Special Needs Trusts

Special needs trusts are set up for individuals with disabilities whether from birth, illness or as a result of an accident. These types of trusts, which are often created by the parents of a special needs or disabled child, can be used to help with finances, and even pay for “extras,” such as transportation, therapy, or daycare, often without affecting eligibility for government benefits. Typically, the parents act as the trustees. While there is no limit on how much money you can put into the trust, to maintain eligibility for Supplemental Security Income (SSI) and Medicaid, the funds have to be used only for extras, not for housing, clothing, or food.
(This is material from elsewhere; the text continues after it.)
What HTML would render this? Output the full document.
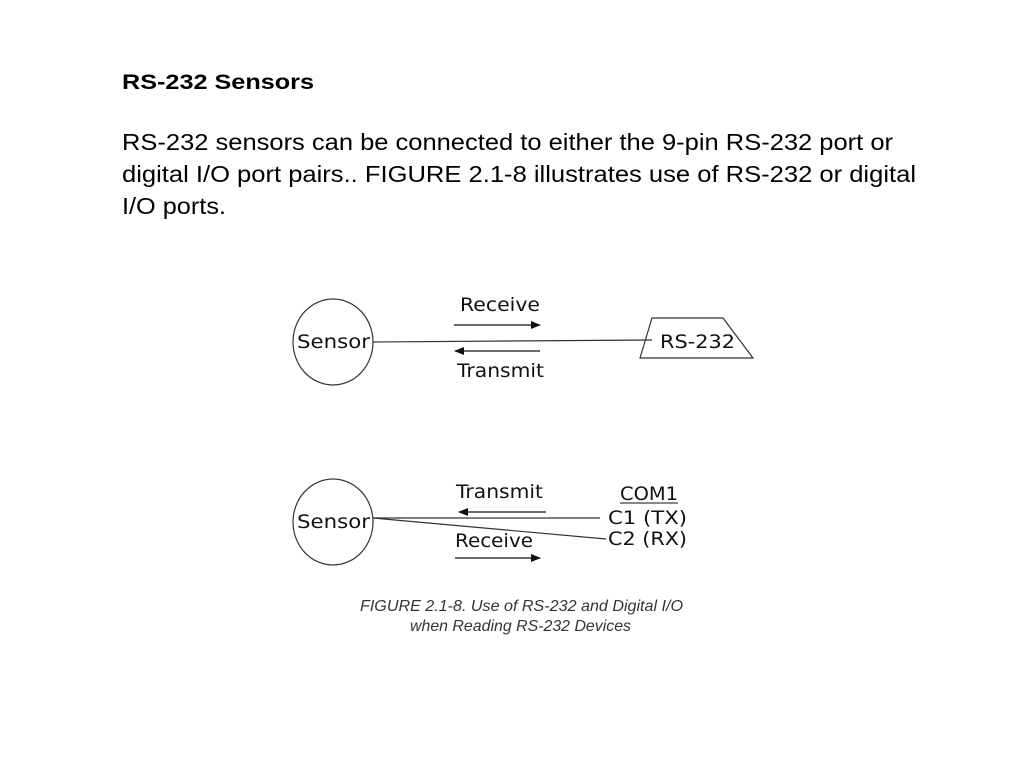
<!DOCTYPE html>
<html><head><style>
body{margin:0;background:#fff;width:1024px;height:768px;overflow:hidden}
svg{display:block}
</style></head><body>
<svg width="1024" height="768" xmlns="http://www.w3.org/2000/svg">
<defs><marker id="ah" markerWidth="10" markerHeight="8" refX="9" refY="4" orient="auto" markerUnits="userSpaceOnUse"><path d="M0,0 L10,4 L0,8 z" fill="#111"/></marker></defs>
<g font-family="Liberation Sans, sans-serif" fill="#000">
<text x="122" y="89" font-size="21" font-weight="bold" textLength="192" lengthAdjust="spacingAndGlyphs">RS-232 Sensors</text>
<text x="122" y="150" font-size="23" textLength="771" lengthAdjust="spacingAndGlyphs">RS-232 sensors can be connected to either the 9-pin RS-232 port or</text>
<text x="122" y="182" font-size="23" textLength="794" lengthAdjust="spacingAndGlyphs">digital I/O port pairs.. FIGURE 2.1-8 illustrates use of RS-232 or digital</text>
<text x="122" y="214" font-size="23" textLength="104" lengthAdjust="spacingAndGlyphs">I/O ports.</text>
</g>
<g stroke="#333" fill="none" stroke-width="1.2">
<ellipse cx="333" cy="342" rx="40" ry="43"/>
<line x1="373" y1="342" x2="652" y2="340"/>
<polygon points="652,318 723,318 753,358 640,358"/>
<ellipse cx="333" cy="522" rx="40" ry="43"/>
<line x1="373" y1="518" x2="600" y2="518"/>
<line x1="373" y1="518" x2="606" y2="539"/>
</g>
<g stroke="#111" stroke-width="1.3">
<line x1="454" y1="325" x2="540" y2="325" marker-end="url(#ah)"/>
<line x1="540" y1="351" x2="455" y2="351" marker-end="url(#ah)"/>
<line x1="546" y1="512" x2="459" y2="512" marker-end="url(#ah)"/>
<line x1="455" y1="558" x2="540" y2="558" marker-end="url(#ah)"/>
</g>
<g font-family="DejaVu Sans, sans-serif" font-size="19" fill="#111" lengthAdjust="spacingAndGlyphs">
<text x="460" y="311" textLength="80" lengthAdjust="spacingAndGlyphs">Receive</text>
<text x="457" y="377" textLength="87" lengthAdjust="spacingAndGlyphs">Transmit</text>
<text x="660" y="348" textLength="75" lengthAdjust="spacingAndGlyphs">RS-232</text>
<text x="297" y="348" textLength="73" lengthAdjust="spacingAndGlyphs">Sensor</text>
<text x="297" y="528" textLength="73" lengthAdjust="spacingAndGlyphs">Sensor</text>
<text x="456" y="498" textLength="87" lengthAdjust="spacingAndGlyphs">Transmit</text>
<text x="455" y="547" textLength="78" lengthAdjust="spacingAndGlyphs">Receive</text>
<text x="620" y="500" textLength="58" lengthAdjust="spacingAndGlyphs">COM1</text>
<text x="608" y="524" textLength="79" lengthAdjust="spacingAndGlyphs">C1 (TX)</text>
<text x="608" y="545" textLength="79" lengthAdjust="spacingAndGlyphs">C2 (RX)</text>
</g>
<line x1="620" y1="503" x2="678" y2="503" stroke="#111" stroke-width="1"/>
<g font-family="Liberation Sans, sans-serif" font-style="italic" font-size="16" fill="#333">
<text x="360" y="611" textLength="323" lengthAdjust="spacingAndGlyphs">FIGURE 2.1-8.  Use of RS-232 and Digital I/O</text>
<text x="410" y="631" textLength="221" lengthAdjust="spacingAndGlyphs">when Reading RS-232 Devices</text>
</g>
</svg>
</body></html>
Funding a Special Needs Trust
There are no limitations on how much money or what type of assets can be put into a special needs trust. In this respect, a properly written and executed special needs trust can be used to receive inheritances and gifts. Usually, the parents of the trust beneficiary are co-trustees and actively manage trust assets. In general, income from trust assets is taxable to either the trust (if the income remains in trust) or to the trust beneficiary (if income is paid out).
Special needs trusts are typically funded with gifts made to the trust by parents or others. Under current tax law, a taxpayer can make a gift of up to $15,000 in 2019 to as many individuals as he or she so chooses ($30,000 for a married couple) without incurring any federal gift taxes. This is known as the annual gift tax exclusion. Although the annual gift tax exclusion normally cannot be used for gifts made to trusts, some exceptions may warrant further exploration. In addition, the applicable
exclusion amount, which is the amount that can be excluded from estate taxes, could be used by an individual to fund a special needs trust. However, using the applicable exclusion amount during one’s lifetime eliminates its usage at the donor’s death.*
Besides making gifts to a special needs trust, it is also common to have a life insurance policy (or policies) transferred to, or purchased by, the trust. When the insured (typically a parent) dies, the policy’s death benefit proceeds become part of the trust and are used for the ongoing support of the trust’s beneficiary (the dependent with special needs).
Another benefit of a special needs trust is that it avoids probate if the parent/trust donor dies. If the parents are the trustees, they can also name a successor trustee(s) to manage trust assets, including any inheritance.
Financial Stability for the Future
A special needs trust can help ensure that a child or an adult with special needs will be provided for beyond the limitations of government benefits. Parents and caregivers may feel more confident in knowing that their child or other loved one will be cared for in the years ahead. Remember that the laws affecting the usage of special needs trusts vary from state to state. Be sure to consult a qualified professional before making any definitive arrangements.
*Under current law, federal estate taxes in 2019 have an applicable exclusion amount of $11.4 million and a top tax rate of 37% until the end of 2025.